• WORK REQUIRED: Scan the lines below; pull out those with "page".

• SUPPLIED INFORMATION:

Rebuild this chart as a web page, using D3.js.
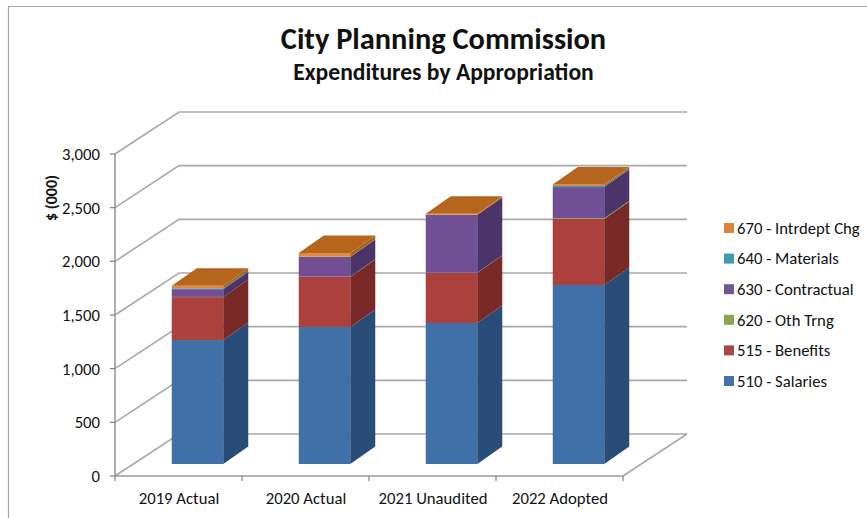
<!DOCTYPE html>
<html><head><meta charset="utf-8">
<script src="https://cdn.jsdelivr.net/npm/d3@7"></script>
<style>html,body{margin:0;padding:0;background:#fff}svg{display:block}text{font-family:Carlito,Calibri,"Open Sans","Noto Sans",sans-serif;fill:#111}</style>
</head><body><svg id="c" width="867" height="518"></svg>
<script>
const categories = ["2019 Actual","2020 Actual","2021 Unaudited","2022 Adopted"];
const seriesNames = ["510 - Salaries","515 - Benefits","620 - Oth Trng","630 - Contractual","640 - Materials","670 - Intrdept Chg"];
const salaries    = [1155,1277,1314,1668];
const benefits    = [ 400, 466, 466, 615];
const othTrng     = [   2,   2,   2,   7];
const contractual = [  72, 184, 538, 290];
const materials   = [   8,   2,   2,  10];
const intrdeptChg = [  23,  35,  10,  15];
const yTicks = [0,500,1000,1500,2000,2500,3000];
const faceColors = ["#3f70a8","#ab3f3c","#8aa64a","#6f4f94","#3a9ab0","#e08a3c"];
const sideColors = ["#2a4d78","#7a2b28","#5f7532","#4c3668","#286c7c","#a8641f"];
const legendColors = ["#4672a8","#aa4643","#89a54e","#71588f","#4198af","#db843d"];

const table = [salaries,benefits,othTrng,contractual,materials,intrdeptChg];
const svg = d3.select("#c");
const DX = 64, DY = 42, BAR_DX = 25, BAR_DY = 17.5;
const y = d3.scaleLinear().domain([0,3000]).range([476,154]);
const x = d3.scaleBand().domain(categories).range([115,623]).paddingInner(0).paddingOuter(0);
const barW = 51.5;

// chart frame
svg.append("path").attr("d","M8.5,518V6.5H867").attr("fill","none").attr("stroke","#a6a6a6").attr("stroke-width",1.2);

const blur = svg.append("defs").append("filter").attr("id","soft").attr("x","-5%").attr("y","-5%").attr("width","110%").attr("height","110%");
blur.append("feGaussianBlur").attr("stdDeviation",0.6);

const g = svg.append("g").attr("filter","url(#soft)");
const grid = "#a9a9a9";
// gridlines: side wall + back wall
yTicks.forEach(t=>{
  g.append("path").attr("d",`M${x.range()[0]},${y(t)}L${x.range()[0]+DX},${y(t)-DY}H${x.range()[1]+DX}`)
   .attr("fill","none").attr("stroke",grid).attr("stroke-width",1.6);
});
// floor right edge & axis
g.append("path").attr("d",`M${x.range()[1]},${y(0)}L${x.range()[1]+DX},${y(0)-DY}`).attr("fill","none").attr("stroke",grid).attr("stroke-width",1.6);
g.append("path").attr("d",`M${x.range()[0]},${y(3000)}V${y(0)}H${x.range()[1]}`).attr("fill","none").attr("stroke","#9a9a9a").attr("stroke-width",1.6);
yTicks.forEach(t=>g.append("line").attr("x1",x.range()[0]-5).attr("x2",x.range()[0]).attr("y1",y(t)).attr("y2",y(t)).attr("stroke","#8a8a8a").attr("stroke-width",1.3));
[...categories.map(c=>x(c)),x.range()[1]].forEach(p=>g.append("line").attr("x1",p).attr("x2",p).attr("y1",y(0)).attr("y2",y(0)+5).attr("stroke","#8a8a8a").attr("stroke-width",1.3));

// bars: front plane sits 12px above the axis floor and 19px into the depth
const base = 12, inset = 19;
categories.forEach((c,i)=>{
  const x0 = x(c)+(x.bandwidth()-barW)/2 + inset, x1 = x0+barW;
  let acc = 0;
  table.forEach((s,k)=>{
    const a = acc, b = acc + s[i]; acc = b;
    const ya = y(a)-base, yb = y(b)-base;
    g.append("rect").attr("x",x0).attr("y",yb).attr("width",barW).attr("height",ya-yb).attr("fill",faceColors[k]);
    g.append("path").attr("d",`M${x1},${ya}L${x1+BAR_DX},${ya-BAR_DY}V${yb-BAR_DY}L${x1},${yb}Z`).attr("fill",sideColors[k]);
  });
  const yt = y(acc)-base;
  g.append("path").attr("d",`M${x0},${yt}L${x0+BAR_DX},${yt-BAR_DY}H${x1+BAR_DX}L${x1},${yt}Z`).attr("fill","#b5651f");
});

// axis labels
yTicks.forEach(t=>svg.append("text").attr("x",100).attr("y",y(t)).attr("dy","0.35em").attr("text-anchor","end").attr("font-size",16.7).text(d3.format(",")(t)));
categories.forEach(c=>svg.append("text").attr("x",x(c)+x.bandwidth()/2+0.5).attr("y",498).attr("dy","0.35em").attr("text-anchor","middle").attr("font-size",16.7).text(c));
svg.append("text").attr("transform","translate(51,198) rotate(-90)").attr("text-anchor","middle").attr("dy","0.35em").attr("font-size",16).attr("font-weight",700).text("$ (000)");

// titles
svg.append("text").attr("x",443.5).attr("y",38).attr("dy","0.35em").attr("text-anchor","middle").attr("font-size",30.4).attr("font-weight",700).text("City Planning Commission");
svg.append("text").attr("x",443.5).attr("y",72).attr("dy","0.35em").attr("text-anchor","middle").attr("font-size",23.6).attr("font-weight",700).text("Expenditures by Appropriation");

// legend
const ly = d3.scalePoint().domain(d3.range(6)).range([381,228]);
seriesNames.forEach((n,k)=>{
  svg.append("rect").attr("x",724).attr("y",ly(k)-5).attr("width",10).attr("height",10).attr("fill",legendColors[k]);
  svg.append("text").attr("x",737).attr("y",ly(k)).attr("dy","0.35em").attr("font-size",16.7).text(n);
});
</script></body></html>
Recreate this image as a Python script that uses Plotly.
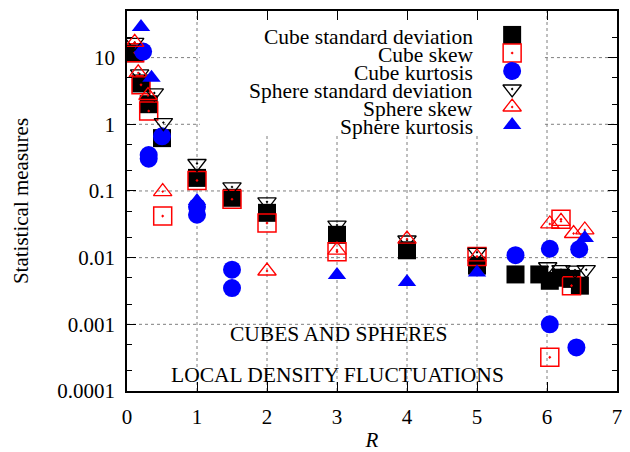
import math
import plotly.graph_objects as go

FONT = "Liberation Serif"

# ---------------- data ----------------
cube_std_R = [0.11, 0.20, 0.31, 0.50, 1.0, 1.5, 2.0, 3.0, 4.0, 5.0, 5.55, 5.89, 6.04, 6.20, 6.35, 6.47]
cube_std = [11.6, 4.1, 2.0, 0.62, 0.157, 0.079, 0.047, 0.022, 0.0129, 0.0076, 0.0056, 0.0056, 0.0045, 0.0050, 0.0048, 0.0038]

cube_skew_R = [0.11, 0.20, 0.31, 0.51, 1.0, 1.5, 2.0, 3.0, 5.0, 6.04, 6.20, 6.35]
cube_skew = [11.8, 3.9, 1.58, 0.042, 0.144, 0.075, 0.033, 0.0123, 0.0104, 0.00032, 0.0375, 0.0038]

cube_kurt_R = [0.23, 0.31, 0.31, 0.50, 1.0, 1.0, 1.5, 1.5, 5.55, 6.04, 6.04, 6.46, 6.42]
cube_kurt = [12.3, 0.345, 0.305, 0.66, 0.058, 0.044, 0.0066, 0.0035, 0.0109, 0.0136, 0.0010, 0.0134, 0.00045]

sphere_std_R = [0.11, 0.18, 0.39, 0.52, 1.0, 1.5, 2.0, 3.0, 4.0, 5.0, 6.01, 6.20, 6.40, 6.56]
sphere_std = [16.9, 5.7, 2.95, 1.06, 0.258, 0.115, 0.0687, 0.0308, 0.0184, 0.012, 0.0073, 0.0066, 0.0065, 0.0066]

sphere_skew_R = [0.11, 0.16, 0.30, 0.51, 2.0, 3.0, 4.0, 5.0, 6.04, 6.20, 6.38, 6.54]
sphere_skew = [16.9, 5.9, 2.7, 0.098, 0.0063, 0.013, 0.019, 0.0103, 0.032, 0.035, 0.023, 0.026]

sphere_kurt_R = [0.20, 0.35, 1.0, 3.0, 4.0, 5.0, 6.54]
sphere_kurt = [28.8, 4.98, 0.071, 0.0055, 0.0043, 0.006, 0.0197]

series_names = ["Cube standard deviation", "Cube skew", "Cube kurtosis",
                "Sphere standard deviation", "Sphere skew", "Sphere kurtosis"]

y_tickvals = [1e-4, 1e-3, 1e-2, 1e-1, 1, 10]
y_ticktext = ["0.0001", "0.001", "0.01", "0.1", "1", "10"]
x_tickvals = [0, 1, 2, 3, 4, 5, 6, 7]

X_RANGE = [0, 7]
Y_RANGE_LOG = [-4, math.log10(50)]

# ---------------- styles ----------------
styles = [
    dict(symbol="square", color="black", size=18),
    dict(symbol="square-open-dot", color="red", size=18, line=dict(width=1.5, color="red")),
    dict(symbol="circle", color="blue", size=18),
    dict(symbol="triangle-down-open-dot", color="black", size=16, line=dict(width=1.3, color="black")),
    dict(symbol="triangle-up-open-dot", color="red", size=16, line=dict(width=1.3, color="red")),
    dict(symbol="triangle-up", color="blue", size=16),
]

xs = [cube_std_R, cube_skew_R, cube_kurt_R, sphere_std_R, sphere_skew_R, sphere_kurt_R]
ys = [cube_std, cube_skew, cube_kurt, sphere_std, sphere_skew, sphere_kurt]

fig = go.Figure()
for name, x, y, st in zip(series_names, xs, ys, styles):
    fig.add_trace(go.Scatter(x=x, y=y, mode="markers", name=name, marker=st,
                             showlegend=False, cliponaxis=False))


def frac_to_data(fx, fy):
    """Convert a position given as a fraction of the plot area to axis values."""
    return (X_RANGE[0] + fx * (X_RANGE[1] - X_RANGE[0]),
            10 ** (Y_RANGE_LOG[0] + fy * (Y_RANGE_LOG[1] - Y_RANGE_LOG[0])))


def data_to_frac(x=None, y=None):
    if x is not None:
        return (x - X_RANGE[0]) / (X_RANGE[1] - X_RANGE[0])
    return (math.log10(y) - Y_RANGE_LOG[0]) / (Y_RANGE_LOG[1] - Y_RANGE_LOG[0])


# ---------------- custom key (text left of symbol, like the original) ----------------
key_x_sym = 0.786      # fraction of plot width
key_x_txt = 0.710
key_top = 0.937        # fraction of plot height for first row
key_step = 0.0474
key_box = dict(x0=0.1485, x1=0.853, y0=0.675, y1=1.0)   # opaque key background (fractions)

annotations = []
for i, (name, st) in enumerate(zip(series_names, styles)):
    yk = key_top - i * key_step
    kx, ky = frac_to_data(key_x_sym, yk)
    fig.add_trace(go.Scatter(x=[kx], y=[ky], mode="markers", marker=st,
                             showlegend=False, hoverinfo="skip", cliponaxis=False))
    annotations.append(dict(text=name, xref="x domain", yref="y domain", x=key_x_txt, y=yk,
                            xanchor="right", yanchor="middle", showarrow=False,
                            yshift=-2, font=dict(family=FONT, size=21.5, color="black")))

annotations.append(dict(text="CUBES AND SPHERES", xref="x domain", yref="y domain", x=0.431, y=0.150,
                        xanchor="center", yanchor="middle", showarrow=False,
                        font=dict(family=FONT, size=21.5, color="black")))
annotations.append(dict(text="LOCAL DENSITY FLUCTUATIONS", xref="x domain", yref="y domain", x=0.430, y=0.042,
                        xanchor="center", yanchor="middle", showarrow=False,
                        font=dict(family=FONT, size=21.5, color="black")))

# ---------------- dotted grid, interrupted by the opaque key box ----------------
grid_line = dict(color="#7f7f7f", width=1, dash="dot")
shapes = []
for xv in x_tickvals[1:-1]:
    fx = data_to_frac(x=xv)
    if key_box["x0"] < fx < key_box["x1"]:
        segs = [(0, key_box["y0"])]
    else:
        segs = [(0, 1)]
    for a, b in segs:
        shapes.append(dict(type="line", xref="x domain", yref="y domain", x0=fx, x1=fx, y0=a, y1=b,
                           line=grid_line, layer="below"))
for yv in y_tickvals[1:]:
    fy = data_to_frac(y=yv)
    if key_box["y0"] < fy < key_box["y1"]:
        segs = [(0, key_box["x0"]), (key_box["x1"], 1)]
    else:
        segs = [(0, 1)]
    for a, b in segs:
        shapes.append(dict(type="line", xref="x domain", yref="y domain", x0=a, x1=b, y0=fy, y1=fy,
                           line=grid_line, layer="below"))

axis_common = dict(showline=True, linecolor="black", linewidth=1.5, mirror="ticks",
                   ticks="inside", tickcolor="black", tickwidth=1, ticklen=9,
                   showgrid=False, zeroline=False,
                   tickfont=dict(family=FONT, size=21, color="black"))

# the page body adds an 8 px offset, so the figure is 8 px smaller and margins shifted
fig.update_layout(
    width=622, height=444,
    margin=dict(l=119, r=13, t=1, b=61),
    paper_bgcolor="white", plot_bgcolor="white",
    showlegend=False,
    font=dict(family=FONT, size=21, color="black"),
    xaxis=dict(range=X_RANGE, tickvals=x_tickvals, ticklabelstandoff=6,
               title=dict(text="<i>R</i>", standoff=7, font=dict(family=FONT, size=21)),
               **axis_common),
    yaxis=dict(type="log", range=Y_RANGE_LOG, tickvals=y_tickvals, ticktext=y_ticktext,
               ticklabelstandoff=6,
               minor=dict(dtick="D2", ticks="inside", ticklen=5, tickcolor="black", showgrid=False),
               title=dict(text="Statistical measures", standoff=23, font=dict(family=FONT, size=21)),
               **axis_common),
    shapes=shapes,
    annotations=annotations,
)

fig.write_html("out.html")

• EXERCISE SOLUTION:
Rebuild this chart as a web page, using D3.js.
# the page body adds an 8 px offset, so the figure is 8 px smaller and margins shifted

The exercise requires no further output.